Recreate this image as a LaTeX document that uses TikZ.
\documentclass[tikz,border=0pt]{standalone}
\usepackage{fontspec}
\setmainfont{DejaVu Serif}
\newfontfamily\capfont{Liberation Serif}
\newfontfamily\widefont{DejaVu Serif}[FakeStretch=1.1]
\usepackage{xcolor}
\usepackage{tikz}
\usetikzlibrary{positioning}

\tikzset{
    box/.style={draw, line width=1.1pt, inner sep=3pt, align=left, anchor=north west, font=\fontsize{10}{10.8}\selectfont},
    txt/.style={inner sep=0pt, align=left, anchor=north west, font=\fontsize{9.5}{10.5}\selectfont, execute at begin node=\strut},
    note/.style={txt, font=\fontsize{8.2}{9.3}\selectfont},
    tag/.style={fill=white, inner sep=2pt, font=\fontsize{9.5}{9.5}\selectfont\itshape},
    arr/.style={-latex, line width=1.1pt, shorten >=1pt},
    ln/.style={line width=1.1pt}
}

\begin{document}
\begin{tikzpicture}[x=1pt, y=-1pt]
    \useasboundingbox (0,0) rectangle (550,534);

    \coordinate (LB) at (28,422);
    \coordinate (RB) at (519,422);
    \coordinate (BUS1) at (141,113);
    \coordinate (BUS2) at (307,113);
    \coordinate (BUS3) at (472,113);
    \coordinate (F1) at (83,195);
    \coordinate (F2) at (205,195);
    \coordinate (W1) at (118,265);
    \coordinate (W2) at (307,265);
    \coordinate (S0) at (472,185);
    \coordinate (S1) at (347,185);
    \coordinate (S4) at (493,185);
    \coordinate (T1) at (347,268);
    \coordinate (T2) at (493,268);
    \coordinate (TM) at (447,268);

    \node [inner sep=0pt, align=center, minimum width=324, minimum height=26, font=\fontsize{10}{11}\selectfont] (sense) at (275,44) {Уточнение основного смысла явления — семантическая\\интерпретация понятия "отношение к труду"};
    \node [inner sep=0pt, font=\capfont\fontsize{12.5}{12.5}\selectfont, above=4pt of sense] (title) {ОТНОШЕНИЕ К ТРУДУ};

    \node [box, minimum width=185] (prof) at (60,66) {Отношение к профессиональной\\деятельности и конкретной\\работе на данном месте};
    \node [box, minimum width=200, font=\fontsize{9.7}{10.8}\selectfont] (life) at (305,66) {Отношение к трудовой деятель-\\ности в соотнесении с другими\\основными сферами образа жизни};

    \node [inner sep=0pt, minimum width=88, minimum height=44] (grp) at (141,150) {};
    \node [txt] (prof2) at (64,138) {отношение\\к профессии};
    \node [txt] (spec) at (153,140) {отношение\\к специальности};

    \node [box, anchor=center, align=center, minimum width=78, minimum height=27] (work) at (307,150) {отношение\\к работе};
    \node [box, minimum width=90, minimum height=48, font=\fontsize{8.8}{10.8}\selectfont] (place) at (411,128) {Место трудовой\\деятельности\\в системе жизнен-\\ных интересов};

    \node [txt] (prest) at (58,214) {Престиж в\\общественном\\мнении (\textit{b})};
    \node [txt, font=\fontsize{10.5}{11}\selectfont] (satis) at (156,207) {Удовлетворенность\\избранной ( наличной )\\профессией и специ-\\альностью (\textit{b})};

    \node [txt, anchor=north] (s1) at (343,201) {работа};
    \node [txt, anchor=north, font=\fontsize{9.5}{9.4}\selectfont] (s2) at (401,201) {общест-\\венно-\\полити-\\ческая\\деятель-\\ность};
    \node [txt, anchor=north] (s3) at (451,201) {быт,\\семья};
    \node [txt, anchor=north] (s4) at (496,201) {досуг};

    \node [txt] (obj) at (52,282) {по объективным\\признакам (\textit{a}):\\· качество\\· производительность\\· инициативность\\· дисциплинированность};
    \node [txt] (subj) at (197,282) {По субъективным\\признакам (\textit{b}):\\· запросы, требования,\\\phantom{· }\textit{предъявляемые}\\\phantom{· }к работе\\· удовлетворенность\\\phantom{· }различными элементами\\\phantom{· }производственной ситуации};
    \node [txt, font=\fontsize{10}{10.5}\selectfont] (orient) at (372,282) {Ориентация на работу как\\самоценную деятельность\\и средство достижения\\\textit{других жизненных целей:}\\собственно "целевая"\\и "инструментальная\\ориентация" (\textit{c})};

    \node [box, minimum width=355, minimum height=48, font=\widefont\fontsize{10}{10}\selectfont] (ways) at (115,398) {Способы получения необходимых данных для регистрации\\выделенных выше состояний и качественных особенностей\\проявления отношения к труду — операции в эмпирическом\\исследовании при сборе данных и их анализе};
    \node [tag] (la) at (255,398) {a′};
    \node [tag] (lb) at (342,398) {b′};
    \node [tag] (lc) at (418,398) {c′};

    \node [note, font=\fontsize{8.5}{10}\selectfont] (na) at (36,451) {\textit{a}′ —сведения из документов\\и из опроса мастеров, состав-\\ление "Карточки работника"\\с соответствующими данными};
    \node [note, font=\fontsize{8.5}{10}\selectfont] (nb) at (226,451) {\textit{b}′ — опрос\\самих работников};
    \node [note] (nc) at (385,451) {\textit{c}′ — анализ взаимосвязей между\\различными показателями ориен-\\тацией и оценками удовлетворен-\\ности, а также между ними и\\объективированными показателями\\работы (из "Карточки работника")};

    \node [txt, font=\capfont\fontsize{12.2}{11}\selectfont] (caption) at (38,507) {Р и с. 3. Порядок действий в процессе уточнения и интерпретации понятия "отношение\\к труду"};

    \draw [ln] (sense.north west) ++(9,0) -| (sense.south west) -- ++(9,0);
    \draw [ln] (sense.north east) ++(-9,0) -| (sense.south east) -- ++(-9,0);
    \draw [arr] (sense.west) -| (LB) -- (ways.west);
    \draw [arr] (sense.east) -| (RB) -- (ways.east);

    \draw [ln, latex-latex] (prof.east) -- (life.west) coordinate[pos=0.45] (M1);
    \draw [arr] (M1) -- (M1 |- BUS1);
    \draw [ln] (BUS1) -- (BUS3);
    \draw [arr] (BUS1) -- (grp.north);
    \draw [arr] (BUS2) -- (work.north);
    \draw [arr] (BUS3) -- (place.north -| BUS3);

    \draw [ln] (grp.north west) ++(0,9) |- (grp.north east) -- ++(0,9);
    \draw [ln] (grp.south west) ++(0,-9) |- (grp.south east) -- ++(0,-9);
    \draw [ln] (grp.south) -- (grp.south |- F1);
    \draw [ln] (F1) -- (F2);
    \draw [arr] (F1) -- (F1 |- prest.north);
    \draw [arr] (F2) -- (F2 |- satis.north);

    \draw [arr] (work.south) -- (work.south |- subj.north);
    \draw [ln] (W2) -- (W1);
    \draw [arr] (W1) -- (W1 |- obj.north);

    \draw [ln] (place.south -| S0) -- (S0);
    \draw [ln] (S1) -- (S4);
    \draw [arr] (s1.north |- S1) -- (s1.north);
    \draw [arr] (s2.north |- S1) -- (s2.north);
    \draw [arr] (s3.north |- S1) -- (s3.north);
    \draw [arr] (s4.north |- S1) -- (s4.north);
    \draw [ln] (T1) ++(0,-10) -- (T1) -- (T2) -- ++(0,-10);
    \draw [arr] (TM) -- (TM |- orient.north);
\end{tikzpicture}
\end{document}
--
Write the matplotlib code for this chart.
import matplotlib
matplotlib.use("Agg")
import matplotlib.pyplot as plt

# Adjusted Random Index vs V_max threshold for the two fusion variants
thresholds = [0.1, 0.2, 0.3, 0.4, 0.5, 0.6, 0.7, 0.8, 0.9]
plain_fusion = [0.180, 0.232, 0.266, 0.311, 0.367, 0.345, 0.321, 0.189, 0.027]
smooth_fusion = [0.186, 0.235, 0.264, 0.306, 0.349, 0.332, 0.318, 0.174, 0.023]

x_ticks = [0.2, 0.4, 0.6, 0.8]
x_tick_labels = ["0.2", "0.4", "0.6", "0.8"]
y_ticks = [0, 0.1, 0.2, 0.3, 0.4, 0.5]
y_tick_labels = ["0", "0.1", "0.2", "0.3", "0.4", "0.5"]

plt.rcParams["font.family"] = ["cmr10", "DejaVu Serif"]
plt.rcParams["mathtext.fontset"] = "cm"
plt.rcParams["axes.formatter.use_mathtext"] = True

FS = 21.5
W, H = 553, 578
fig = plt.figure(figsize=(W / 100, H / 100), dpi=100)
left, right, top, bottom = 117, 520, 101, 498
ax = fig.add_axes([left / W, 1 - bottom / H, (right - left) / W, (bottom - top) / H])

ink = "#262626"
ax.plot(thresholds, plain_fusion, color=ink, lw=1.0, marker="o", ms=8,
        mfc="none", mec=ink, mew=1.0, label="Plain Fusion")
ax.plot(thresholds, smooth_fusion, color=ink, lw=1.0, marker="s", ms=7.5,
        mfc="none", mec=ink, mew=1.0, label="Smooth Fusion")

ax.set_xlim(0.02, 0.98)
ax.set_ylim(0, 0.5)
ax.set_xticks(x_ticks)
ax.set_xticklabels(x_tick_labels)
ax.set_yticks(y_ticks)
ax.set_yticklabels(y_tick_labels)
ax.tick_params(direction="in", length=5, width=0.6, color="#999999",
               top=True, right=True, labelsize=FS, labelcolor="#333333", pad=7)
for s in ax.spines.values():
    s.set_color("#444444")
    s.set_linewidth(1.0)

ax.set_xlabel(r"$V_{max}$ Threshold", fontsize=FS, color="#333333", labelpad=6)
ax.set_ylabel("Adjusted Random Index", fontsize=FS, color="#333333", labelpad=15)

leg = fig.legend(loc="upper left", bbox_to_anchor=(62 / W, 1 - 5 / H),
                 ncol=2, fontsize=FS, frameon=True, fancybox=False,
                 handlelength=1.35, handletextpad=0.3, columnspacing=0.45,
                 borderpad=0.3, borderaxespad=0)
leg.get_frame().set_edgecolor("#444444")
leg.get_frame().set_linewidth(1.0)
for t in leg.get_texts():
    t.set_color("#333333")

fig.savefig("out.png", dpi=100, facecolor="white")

= WHAT YOU NEED TO DO =
The lines to transcribe begin at the line with "Write the matplotlib code for this chart." and end at the line with "0.318, 0.174, 0.023]"; copy them exactly, both ends included.

= RESPONSE TO THIS TASK =
Write the matplotlib code for this chart.
import matplotlib
matplotlib.use("Agg")
import matplotlib.pyplot as plt

# Adjusted Random Index vs V_max threshold for the two fusion variants
thresholds = [0.1, 0.2, 0.3, 0.4, 0.5, 0.6, 0.7, 0.8, 0.9]
plain_fusion = [0.180, 0.232, 0.266, 0.311, 0.367, 0.345, 0.321, 0.189, 0.027]
smooth_fusion = [0.186, 0.235, 0.264, 0.306, 0.349, 0.332, 0.318, 0.174, 0.023]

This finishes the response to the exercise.